Abby: Connection to former inlaws fades
Dear Abby: I was married to my first husband for 13 years and was very close to his family. His parents and sister were like my own. We ended up divorcing, and it was an extremely painful situation on both sides.
His family wanted to stay in touch with me afterward because they still loved me. I felt the same, so we remained connected through Facebook and the occasional phone call. After I remarried, their phone calls became less frequent, but we still remain connected on Facebook and message each other now and then.
It has been six years since my divorce, and we are drifting even further apart now because they often post photos of my ex and his new wife, who has become their daughter in my place. It's painful because it's a reminder that our relationship is fading away.
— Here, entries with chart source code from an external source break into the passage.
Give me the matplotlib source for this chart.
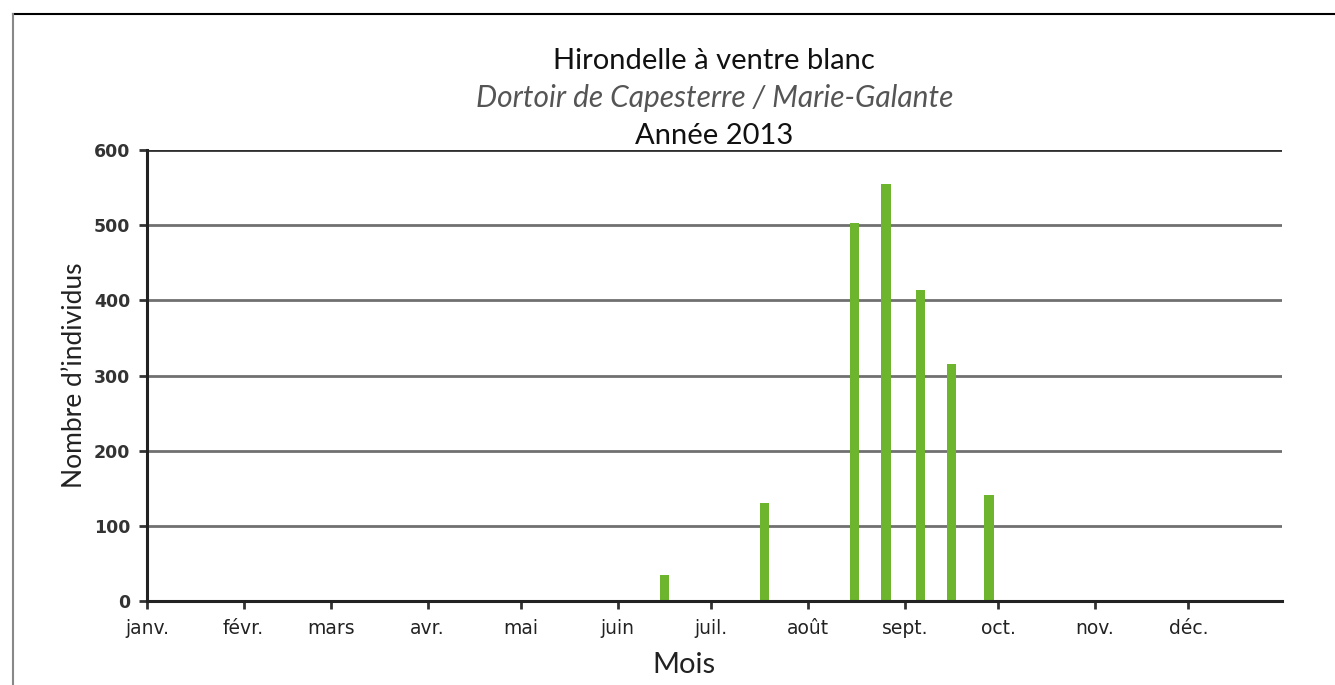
import matplotlib
matplotlib.use("Agg")
import matplotlib.pyplot as plt
import matplotlib.dates as mdates
import numpy as np

# comptages au dortoir (dates)
dates = ["2013-06-16", "2013-07-18", "2013-08-16", "2013-08-26",
         "2013-09-06", "2013-09-16", "2013-09-28"]
counts = [35, 131, 503, 555, 414, 315, 141]

months = ["janv.", "févr.", "mars", "avr.", "mai", "juin", "juil.",
          "août", "sept.", "oct.", "nov.", "déc."]

x = mdates.datestr2num(dates)
month_pos = mdates.datestr2num([f"2013-{m:02d}-01" for m in range(1, 13)])

fig = plt.figure(figsize=(13.35, 6.85), dpi=100)
ax = fig.add_axes([0.1101, 0.1226, 0.8502, 0.6584])

for v in [100, 200, 300, 400, 500]:
    ax.axhline(v, color="#707070", lw=2, zorder=1)
ax.axhline(600, color="#303030", lw=2, zorder=1)

ax.bar(x, counts, width=3.0, color="#6cb52d", zorder=2)

ax.set_xlim(mdates.datestr2num("2013-01-01"), mdates.datestr2num("2013-12-31"))
ax.set_ylim(0, 600)
ax.set_xticks(month_pos)
ax.set_xticklabels(months, fontsize=13.5, family="DejaVu Sans", color="#222222")
ax.set_yticks(np.arange(0, 601, 100))
ax.set_yticklabels([str(v) for v in range(0, 601, 100)], fontsize=12.5,
                   family="DejaVu Sans", fontweight="bold", color="#333333")
ax.tick_params(axis="both", direction="out", length=6, width=2, color="#333333")
ax.tick_params(axis="x", pad=7)
ax.tick_params(axis="y", pad=6)

for s in ["top", "right"]:
    ax.spines[s].set_visible(False)
for s in ["left", "bottom"]:
    ax.spines[s].set_linewidth(2.2)
    ax.spines[s].set_color("#222222")
    ax.spines[s].set_zorder(3)

fig.text(0.535, 0.911, "Hirondelle à ventre blanc", ha="center", va="center",
         fontsize=21, family="Lato", color="#111111")
fig.text(0.535, 0.857, "Dortoir de Capesterre / Marie-Galante", ha="center",
         va="center", fontsize=21.5, family="Lato", style="italic", color="#555555")
fig.text(0.535, 0.802, "Année 2013", ha="center", va="center",
         fontsize=21, family="Lato", color="#111111")
fig.text(0.056, 0.452, "Nombre d\u2019individus", rotation=90, ha="center",
         va="center", fontsize=19, family="Lato", color="#222222")
fig.text(0.512, 0.029, "Mois", ha="center", va="center", fontsize=21,
         family="Lato", color="#222222")

# cadre partiel autour de la figure
fig.add_artist(plt.Line2D([0.0097, 1.0], [0.98, 0.98], color="black", lw=1.5,
                          transform=fig.transFigure))
fig.add_artist(plt.Line2D([0.0097, 0.0097], [0.0, 0.98], color="#888888", lw=1.5,
                          transform=fig.transFigure))

fig.savefig("out.png", dpi=100)
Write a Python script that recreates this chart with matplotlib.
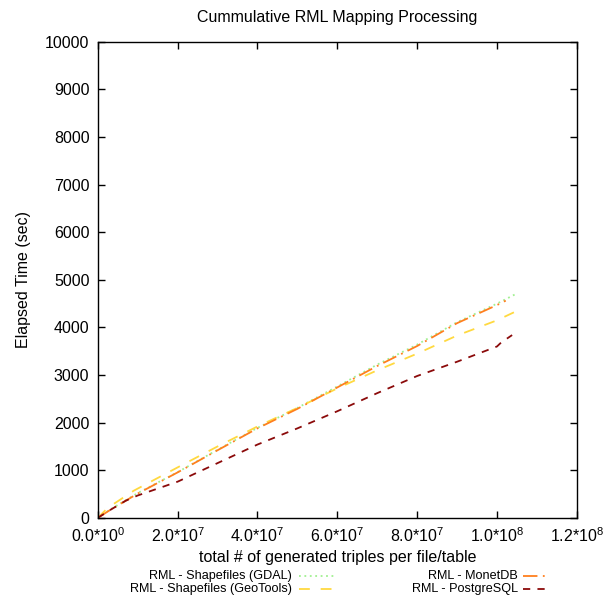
import numpy as np
import matplotlib
matplotlib.use('Agg')
from matplotlib import pyplot as plt
from matplotlib.lines import Line2D

plt.rcParams['font.family'] = ['Liberation Sans', 'DejaVu Sans']
plt.rcParams['mathtext.fontset'] = 'custom'
plt.rcParams['mathtext.rm'] = 'Liberation Sans'
plt.rcParams['mathtext.it'] = 'Liberation Sans'

##### data #####
x_gdal = [0, 0.3e7, 0.7e7, 1e7, 2e7, 3e7, 4e7, 5e7, 6e7, 7e7, 8e7, 9e7, 1e8, 1.051e8]
y_gdal = [0, 170, 370, 520, 960, 1430, 1890, 2310, 2760, 3220, 3640, 4110, 4500, 4719]

x_geo = [0, 0.25e7, 0.9e7, 2e7, 3e7, 4e7, 5e7, 6e7, 7e7, 8e7, 9e7, 1e8, 1.0425e8]
y_geo = [0, 210, 570, 1060, 1500, 1920, 2310, 2720, 3100, 3450, 3830, 4150, 4318]

x_monet = [0, 0.3e7, 0.7e7, 1e7, 2e7, 3e7, 4e7, 5e7, 6e7, 7e7, 8e7, 9e7, 1e8, 1.022e8]
y_monet = [0, 160, 360, 510, 955, 1420, 1880, 2290, 2740, 3190, 3610, 4090, 4470, 4563]

x_pg = [0, 0.3e7, 0.7e7, 1e7, 2e7, 3e7, 4e7, 5e7, 6e7, 7e7, 8e7, 9e7, 1e8, 1.01e8, 1.038e8]
y_pg = [0, 160, 360, 470, 760, 1150, 1540, 1880, 2240, 2620, 2980, 3280, 3600, 3680, 3840]

labels = ['RML - Shapefiles (GDAL)', 'RML - Shapefiles (GeoTools)',
          'RML - MonetDB', 'RML - PostgreSQL']
colors = ['#a0f090', '#ffd940', '#ff7f1e', '#8b0a0a']
styles = [(0, (1, 2)), (0, (6, 6)), (0, (8, 3, 1, 3)), (0, (4, 4))]

xticks = [0, 2e7, 4e7, 6e7, 8e7, 1e8, 1.2e8]
xticklabels = ['0.0*10$^{0}$', '2.0*10$^{7}$', '4.0*10$^{7}$', '6.0*10$^{7}$',
               '8.0*10$^{7}$', '1.0*10$^{8}$', '1.2*10$^{8}$']
yticks = np.arange(0, 10001, 1000)

##### plot #####
fig = plt.figure(figsize=(6.11, 5.98), dpi=100)
ax = fig.add_axes([0.160, 0.134, 0.784, 0.796])

series = [(x_gdal, y_gdal), (x_geo, y_geo), (x_monet, y_monet), (x_pg, y_pg)]
for (xs, ys), c, ls in zip(series, colors, styles):
    ax.plot(xs, ys, color=c, linestyle=ls, linewidth=1.3)

ax.set_xlim(0, 1.2e8)
ax.set_ylim(0, 10000)
ax.set_xticks(xticks)
ax.set_xticklabels(xticklabels)
ax.set_yticks(yticks)
ax.tick_params(direction='in', length=5, width=1, top=True, right=True,
               labelsize=11.5, pad=6)
for s in ax.spines.values():
    s.set_linewidth(1.0)
ax.set_title('Cummulative RML Mapping Processing', fontsize=11.5, pad=14)
ax.set_xlabel('total # of generated triples per file/table', fontsize=11.5, labelpad=4)
ax.set_ylabel('Elapsed Time (sec)', fontsize=11.5, labelpad=10)

##### legend (gnuplot style: text then sample) #####
W, H = 611.0, 598.0
rows = [576, 589]
cols = [(292, 299, 336), (518, 523, 548)]
for i, (lab, c, ls) in enumerate(zip(labels, colors, styles)):
    col = cols[i // 2]
    yy = 1 - rows[i % 2] / H
    fig.text(col[0] / W, yy, lab, ha='right', va='center', fontsize=9.1)
    fig.add_artist(Line2D([col[1] / W, col[2] / W], [yy, yy], transform=fig.transFigure,
                          color=c, linestyle=ls, linewidth=1.3))

plt.savefig('out.png', dpi=100)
I miss them and the wonderful times we had together that we will never have again.
Sometimes I wonder if it was healthy for any of us to stay in touch since we will never see each other in person, and all our online connection does is make us sad that things aren't the way they used to be. Should I politely cut ties or continue holding on to the frayed ends of what tiny shred of closeness we still have? How can I let go of such wonderful people in my life? And yet, are they not already lost to me?
— Hurting Ex-Daughter-in-law
Dear Hurting: As the circumstances of life change, so can the intensity of relationships. It says a lot about the one you had with your in-laws that they have remained in contact with you all this time. However, you and your ex have remarried, and your lives have taken different paths. Because seeing posts of the new wife causes you pain, stop viewing them and concentrate your energies on the life you have now. If you do, you will be happier.
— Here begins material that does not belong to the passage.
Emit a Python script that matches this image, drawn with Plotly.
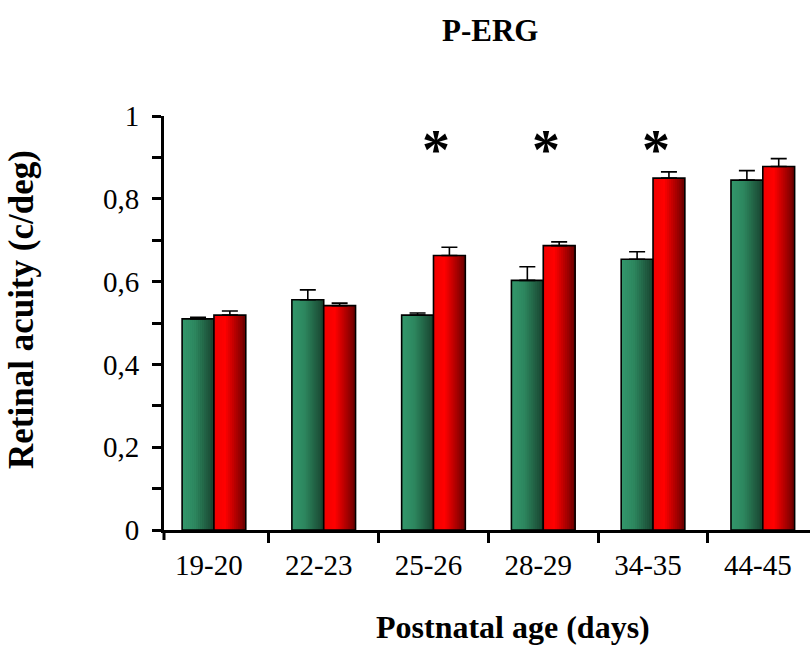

Dear Abby: I recently quit my job for several reasons. I was no longer satisfied with my work, and I was overwhelmed with the demands from my job and attending a graduate program at the same time. I told my boss I was feeling very stressed out working for them since starting my graduate program. She was supportive and said "the door was always open," and I was welcome to come back in the future.
Soon after quitting, I reached out to her twice for a letter of recommendation. To my dismay she never replied. I took it personally since I had worked alongside her for nearly five years. Abby, am I blowing this out of proportion, or should she have had the common courtesy to respond? Is it normal for businesses to ignore former employees when asking for a letter of recommendation for another job?
— Confused in the West
Dear Confused: In some states, it can be risky for a company to provide a letter of recommendation. That is why if prospective employers ask for information, they are given only the dates the person was employed there, for fear of legal liability. This may be why your former employer was unwilling to write one for you.